Friday, February 26, 2016

Ruling of the Week 2016.5: Kaboom! Project Management Fees

There used to be a time when I was able to keep this blog up, make each post funny, and occasionally interesting to the customs compliance pros. But, as periodically happens, then I get busy. It turns out that this is week 8 of 2016 and I am about to post ROTW number 5. I am not happy about that. Let's see what we can do to catch up.

Today's ruling is HQ H270670 (Feb. 17, 2016) and continues our focus on value questions. Value is complicated enough to make many compliance professionals quake.

The ruling involves purchases by "The Cereal Company" of premiums or toys. The only Cereal Company I can find online purports to be in Zambia. Thus, my assumption is that the Cereal Company is a pseudonym for an actual cereal company and that these toys are headed into boxes of puffed sugar and artificial color.
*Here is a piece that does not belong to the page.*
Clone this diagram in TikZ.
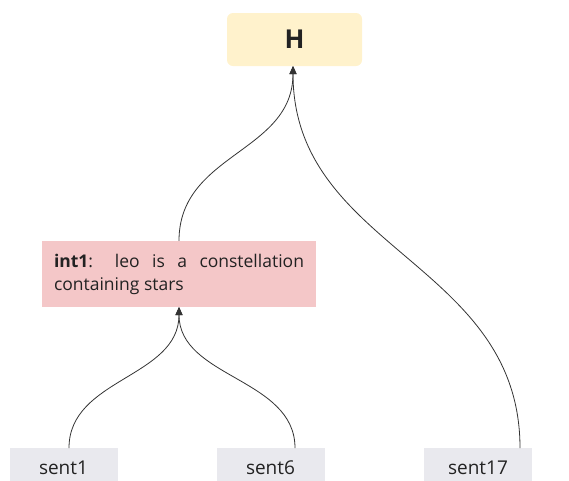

This case is honeycombed with players. The Cereal Company buys the toys from suppliers in China. An unrelated third party in the U.S. called Insight Promotions arranges for the toys to be wrapped and performs project management and testing. To save on alpha-bits, I will call that company "Insight." Insight outsources the wrapping to a third company in Canada called Econopac. Consequently, the goods go from China to Econopac in Canada and then to the United States. Econopac does not purchase the goods and does not have title. It invoices Insight for its services.

Insight Promotions performs additional services on behalf of the Cereal Company. Those include consultation about the toy design, communication with the manufacturer about production, testing, consultation with the buyer about packaging, management of the packing process, etc. According to Customs, the Cereal Company "reimburses" Insight for these services. I think the better term is "pays." Although, Insight may be reimbursed for the services from Econopac, assuming it pays Econopac.

For some reason, the Canadian Econopac is the importer into the United States. Think about that for a moment. Econopac does not own the goods, it is a toller providing services. The Cereal Company needs the merchandise and is the purchaser. Insight is supposed to be managing the process for The Cereal Company. There may be a perfectly good reason why this is set up this way. But, to my way of thinking, the Cereal Company might want to have more control over the compliance of its supply chain. It is a kick in the head when there is a problem with an entry and the party with the greatest interest in the goods, which I am assuming is the Cereal Company, is not the importer and can't easily get involved in the issue. But, that is a side issue for another day.

At entry, Econopac declares the value to be the sum of the following pebbles of value:
  • The price paid by the Cereal Company for the toy
  • Econopac's fee for wrapping
  • The value of the wrapping material (plastic film)
  • The additional fees for services charged by Insight
The question raised in the ruling is whether the additional services provided by Insight in the U.S. should be part of the dutiable value.

Uncle Sam, through U.S. Customs and Border Protection, assumes that the proper method of appraisal is transaction value. That means that the dutiable value will be the "price actually paid or payable for the merchandise when sold for exportation to the United States." That is, in other words, the total payment made for the merchandise by the buyer to or for the benefit of the seller.

Here, the payment to Insight is not a payment to the seller of the imported goods. The goods were sold by the supplier in China to the Cereal Company. Insight and Econopac were service providers, not sellers. On top of that, the services Insight provided were not closely related to production. It did not design the item nor did it provide manufacturing or production expertise. The payments to Insight, therefore, are not art of the price paid or payable for the imported merchandise. Which, I can say without waffling, is a good result.